Typhoon Lupit on Course to Hit Philippines; Rick Continues to Weaken

October 21, 2009

Catastrophe risk modeling firm AIR Worldwide warns that the Philippines are bracing for the arrival of Typhoon Lupit. The storm is located about 800 kms (500 miles) east of northern Luzon island and is moving west at approximately 15 kph (9 mph) “along a subtropical steering ridge.” Lupit packs maximum sustained winds of 160 kph (98 mph), making it a Category 2 storm, and is expected to reintensify to a weak Category 3 storm prior to landfall.

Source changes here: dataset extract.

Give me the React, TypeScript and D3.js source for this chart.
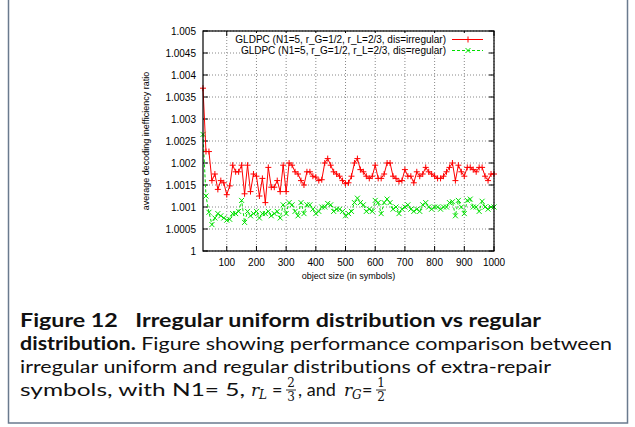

The Philippines are still recovering from Tropical Storm Ketsana and Typhoon Parma, which hit the same area earlier this month. Lupit is poised to “strike the rain-soaked country this Thursday,” said AIR. “According to the Joint Typhoon Warning Center’s 15:00 UTC advisory, It is forecast to turn toward the southwest before making landfall on Thursday just after 12:00 UTC (8:00 PM local time) on northern Luzon’s Cagayan province, with sustained maximum winds of 175 kph (110 mph).”

Dr. Peter Sousounis, principal scientist at AIR Worldwide, explained: “Lupit (locally called ‘Ramil’) will be the third storm to hit Luzon is less than a month, and the soil in many areas remains saturated. The local meteorological agency, PAGASA, expects torrential rainfall of 20 to 25 mm per hour [between 3/8 and ½ inches] for up to six hours and has placed several provinces on high alert, including Isabela, Cagayan, Batanes, and the Babuyan and Calayan islands.

“Ketsana and Parma, which struck on September 26 and October 3, respectively, destroyed tens of thousands of homes,” Sousounis continued. “Lupit’s wind speeds are expected to be higher than those in these previous storms. While newer buildings in the area are constructed of concrete and masonry materials, residential construction is dominated by traditional materials including bamboo with thatched roofs, making them highly vulnerable to both wind and water damage. Cagayan province, which is expected to be the hardest hit by flooding, is an important agricultural region.”

Ketsana and Parma caused approximately $390 million in crop damage, according to government officials.

AIR’s bulletin also noted that Hurricane Rick, which is approaching Baja California, “has weakened to tropical storm strength with maximum sustained winds of 65 mph [See also IJ web site – https://www.insurancejournal.com/news/international/2009/10/20/104634.htm ]. As of the National Hurricane Center’s 5:00 AM PDT advisory, Tropical Storm Rick is located about 240 miles south-southwest of Cabo San Lucas, Mexico. The storm is traveling slowly to the north-northeast at about 6 mph and is expected pick up forward speed as it makes a turn to the northeast, passing close to the southern tip of Baja California early Wednesday morning.”